If ‘dead zones’ worsen in Delaware River, NJ fish species could be in danger
It is in better shape now than 50 years ago, but the Delaware River in the Philadelphia metro area is still in danger of being an oxygen-deprived "dead zone" in which no fish and few other organisms can live, potentially affecting the upstream journeys of various species along New Jersey riverbanks.
"Dead zone" is not really a term used by scientists, according to David Kirchman, University of Delaware professor emeritus, who has studied the problem since the time the region first started to emerge from it, and recently published a book on the subject.
What the phrase describes, Kirchman said, is an oxygen level, for instance, in the neighborhood of 2 milligrams per liter instead of the 8 to 10 that's considered normal.
And while the issue was first identified around Philadelphia in the immediate aftermath of World War II, Kirchman said there were signs in other rivers, lakes and oceans well before then.
This is a worldwide phenomenon, but north of Philly, New Jersey has mostly avoided it to this point.
"Trenton has been much better than Philadelphia," Kirchman said. "First of all, it has treated its water. Trenton actually had a wastewater treatment plant established in 1927."
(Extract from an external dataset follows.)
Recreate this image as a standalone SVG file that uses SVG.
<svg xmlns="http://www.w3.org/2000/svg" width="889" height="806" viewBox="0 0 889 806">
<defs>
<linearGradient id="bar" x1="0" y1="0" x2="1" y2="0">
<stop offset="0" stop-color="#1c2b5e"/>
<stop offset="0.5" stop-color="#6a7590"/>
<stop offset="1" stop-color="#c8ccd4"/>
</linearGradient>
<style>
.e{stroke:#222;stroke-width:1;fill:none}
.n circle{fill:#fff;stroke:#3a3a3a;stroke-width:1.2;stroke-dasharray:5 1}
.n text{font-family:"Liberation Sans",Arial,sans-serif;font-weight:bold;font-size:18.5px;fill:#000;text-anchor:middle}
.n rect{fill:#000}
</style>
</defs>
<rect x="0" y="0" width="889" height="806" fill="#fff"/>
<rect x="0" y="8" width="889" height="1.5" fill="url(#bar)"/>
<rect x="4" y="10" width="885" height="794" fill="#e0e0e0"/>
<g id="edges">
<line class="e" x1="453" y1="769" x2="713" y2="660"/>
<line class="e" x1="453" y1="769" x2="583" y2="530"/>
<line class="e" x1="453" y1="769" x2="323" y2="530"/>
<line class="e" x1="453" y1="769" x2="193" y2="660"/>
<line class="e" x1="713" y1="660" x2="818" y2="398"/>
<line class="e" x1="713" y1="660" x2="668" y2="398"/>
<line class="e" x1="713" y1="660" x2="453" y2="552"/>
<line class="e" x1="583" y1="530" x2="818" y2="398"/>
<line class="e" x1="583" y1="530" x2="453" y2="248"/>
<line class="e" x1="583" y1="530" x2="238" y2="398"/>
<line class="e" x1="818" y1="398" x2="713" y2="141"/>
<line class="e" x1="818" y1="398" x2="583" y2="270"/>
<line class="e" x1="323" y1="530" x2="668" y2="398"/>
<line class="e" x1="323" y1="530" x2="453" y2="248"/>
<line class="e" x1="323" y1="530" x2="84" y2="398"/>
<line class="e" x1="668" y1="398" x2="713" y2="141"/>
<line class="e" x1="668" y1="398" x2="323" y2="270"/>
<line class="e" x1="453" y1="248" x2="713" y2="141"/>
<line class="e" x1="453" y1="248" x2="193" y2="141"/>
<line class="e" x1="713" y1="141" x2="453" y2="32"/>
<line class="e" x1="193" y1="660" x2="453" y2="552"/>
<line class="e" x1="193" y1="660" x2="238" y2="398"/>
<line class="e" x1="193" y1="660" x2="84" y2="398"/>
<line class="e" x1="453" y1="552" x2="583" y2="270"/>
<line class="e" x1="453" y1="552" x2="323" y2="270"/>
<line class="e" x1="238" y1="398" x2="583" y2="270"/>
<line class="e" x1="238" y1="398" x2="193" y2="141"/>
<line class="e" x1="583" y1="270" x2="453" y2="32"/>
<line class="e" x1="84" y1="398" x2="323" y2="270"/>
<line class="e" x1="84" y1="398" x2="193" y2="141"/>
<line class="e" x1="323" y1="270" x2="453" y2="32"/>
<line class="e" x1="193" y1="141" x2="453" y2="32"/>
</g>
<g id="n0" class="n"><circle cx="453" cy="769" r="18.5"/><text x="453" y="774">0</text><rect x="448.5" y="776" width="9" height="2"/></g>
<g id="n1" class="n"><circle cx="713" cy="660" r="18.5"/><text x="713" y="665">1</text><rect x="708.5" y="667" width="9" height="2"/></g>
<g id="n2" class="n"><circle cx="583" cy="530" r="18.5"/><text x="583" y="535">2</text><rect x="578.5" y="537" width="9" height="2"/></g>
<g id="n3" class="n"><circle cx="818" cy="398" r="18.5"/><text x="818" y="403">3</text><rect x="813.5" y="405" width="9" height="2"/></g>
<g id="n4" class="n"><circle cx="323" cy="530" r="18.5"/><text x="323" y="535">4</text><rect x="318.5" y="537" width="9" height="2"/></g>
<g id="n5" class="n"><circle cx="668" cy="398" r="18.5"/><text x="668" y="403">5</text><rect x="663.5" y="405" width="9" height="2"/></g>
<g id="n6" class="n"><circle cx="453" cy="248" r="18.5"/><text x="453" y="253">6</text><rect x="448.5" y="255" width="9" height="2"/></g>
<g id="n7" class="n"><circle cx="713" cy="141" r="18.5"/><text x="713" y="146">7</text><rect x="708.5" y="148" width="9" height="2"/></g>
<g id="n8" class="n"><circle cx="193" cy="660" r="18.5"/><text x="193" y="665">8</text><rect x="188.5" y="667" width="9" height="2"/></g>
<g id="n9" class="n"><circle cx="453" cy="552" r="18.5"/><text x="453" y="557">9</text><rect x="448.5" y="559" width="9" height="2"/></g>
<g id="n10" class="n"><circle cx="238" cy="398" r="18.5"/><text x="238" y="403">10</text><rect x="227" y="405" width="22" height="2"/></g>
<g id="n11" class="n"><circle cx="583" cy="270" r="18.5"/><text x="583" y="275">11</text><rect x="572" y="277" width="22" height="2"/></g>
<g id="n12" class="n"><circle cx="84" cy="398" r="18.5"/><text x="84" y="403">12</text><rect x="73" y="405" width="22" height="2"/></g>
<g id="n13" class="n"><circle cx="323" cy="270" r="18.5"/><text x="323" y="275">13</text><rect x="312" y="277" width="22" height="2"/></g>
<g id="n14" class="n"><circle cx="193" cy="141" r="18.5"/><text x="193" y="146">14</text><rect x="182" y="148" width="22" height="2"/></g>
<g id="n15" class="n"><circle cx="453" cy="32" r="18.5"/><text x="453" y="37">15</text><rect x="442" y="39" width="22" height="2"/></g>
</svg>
Creation of treatment facilities on a large scale is what turned the tide, so to speak, of dead zone development, according to Kirchman.
He said legislation enacted in 1972 opened the gates for billions of dollars to be spent on fixing the most obvious problems.
Still, the emission of ammonia from riverside plants remains particularly troublesome.
"I think you can't be too complacent, because there's still some problems of oxygen being less than optimal for organisms, and so we still have some work to do there," Kirchman said. "The other problem is nutrients coming in from agriculture, and we all contribute to that by what we eat."
Further up the Delaware, as one example, Lambertville is home to an annual Shad Festival — but that's one of the species most affected, and the systemic effects of a "dead zone," even a former one, mean that the population could one day be in danger.
"You may say, well, south of Philadelphia, that's the problem, we don't have to worry about it if you're north of that," Kirchman said. "But in fact, if you like shad, shad need to spend part of their life cycle in the ocean."
As for what everyday residents of river towns up and down New Jersey can do improve the oxygen situation, Kirchman suggests contacting local legislators to see if they support measures that slow the development of dead zones.